Much of what we see in the Mirror is likely different for each of us—we don’t necessarily share all of the same flaws, but we are cultured people. By that I don’t mean that we are fancy, but rather that we are people who are the products of a particular time and place, and so we likely share many of the same problems. Unfortunately, it’s the problems that we all share that are sometimes the most difficult to acknowledge. It seems fitting in Lent to drag some of these into the Light together. The particulars of these problems are legion, but we likely catch many of them in confessing that violence has too ubiquitous of a place amongst us—and not just the violence that causes hearts to stop beating or leaves scars and bruises—it’s violence that causes hearts to go numb, that leaves scars and bruises we might never see, namely sexual violence.
If you’re a person who has not experienced violence like this up close, you might be tempted to feel as though you have the luxury of viewing a situation like this from afar without it being your problem, distancing yourself from any responsibility to minister to those affected, to see them, to listen to them, or to do whatever people who are truly appalled or horrified by an event do. But we would be hard pressed to find a single situation related to the dignity of a human person of which Jesus thought He had the luxury to say “it’s not my problem.” And when we look at Him, and look at ourselves, we see a difference, and though we scramble to find a way to say that that is not so, it is, and this difference is sin. This, this self-distancing, is the sin that tries to keep itself hidden in our culture of violence. And during Lent, we are going to look into the Mirror, let what we see sting, and say, “this is a problem, and we must change.”
So we are going to take several moments over the next few weeks to confess and pray together, grafting this into our liturgy over time rather than relegating it to a single week—because that somehow seems to be a more honest way to bring to light evils that extend beyond single events in the lives of those who are the receiving end of them.
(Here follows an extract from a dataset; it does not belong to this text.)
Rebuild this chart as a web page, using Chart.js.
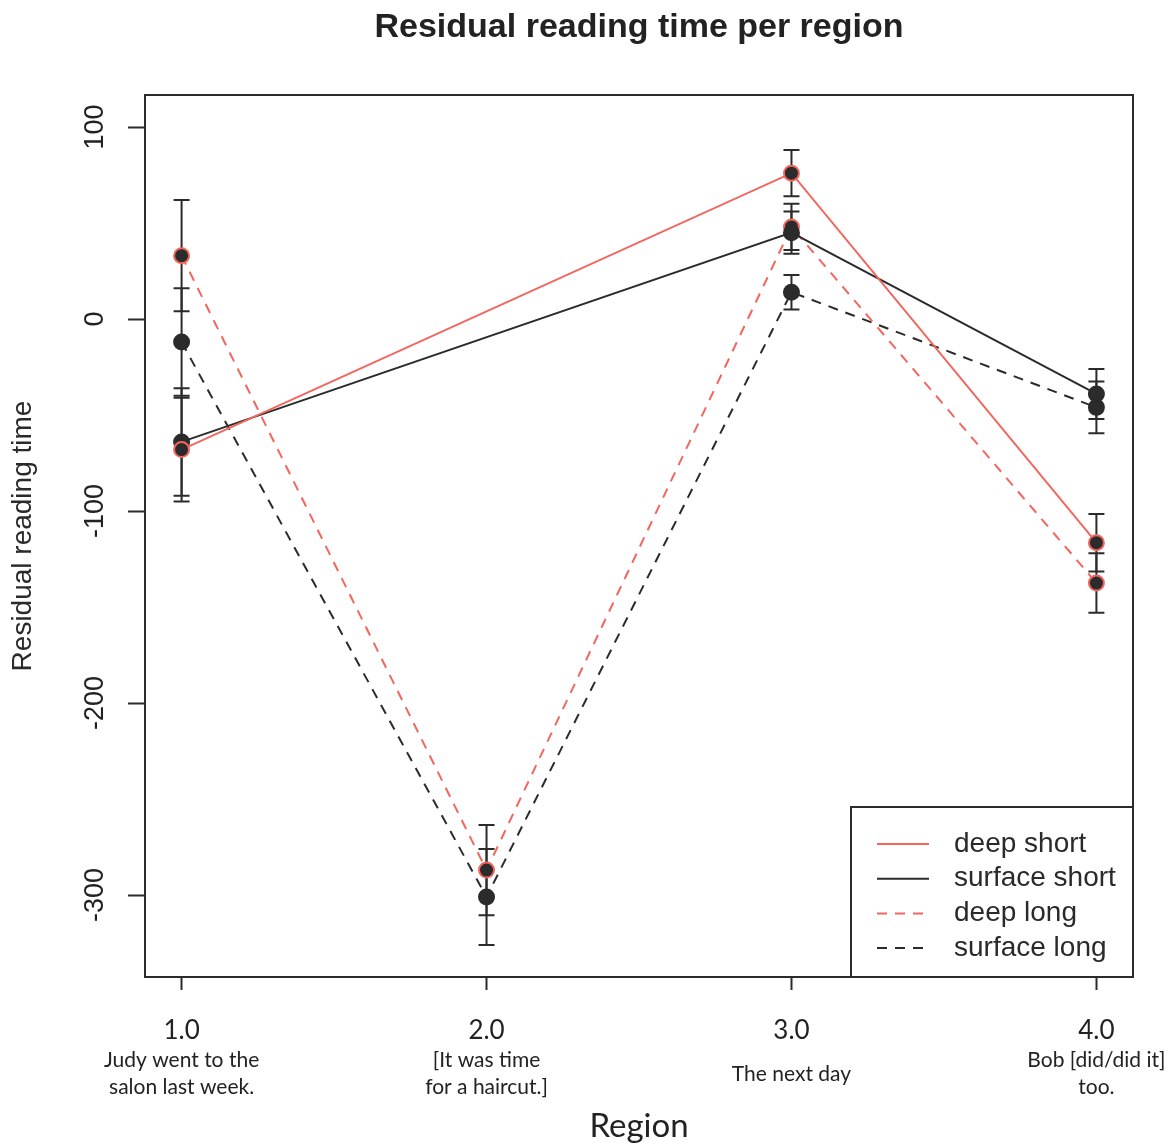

We will carry this weight with us, praying for transformation in our systems of justice, but also praying for personal transformation so we can ourselves become instruments of change. Today, we are going to read a litany together that was written by a group of women in town, four of whom are a part of ubc—Heather Mooney, Sharyl Loeung, Natalie Webb, and Emma Wood—and I’d like to thank them for gifting us with their words.
We pause this day
to recognize there are
many among us who
have been wounded by violence,
exploitation, coercion, or manipulation.
There are many among
us who are suffering and grieving.
There are many who need
support and healing,
who need their voices heard,
and their stories acknowledged,
and their experiences validated.
The weight of oppression is heavy,
and the effects of trauma
are real and long-lasting.
We pause this day
to recognize
all of us are impacted
by the culture of violence.
All of us are impacted by the culture
of impatience and hostility
in which we live.
By listening to one another,
may we become instruments
of justice and peace.
We're going to take some time now in silence for this to sink in, and for the Spirit to minister to us, to reveal to us our complicity in our culture of violence, and to begin to shape our imaginations for enacting change.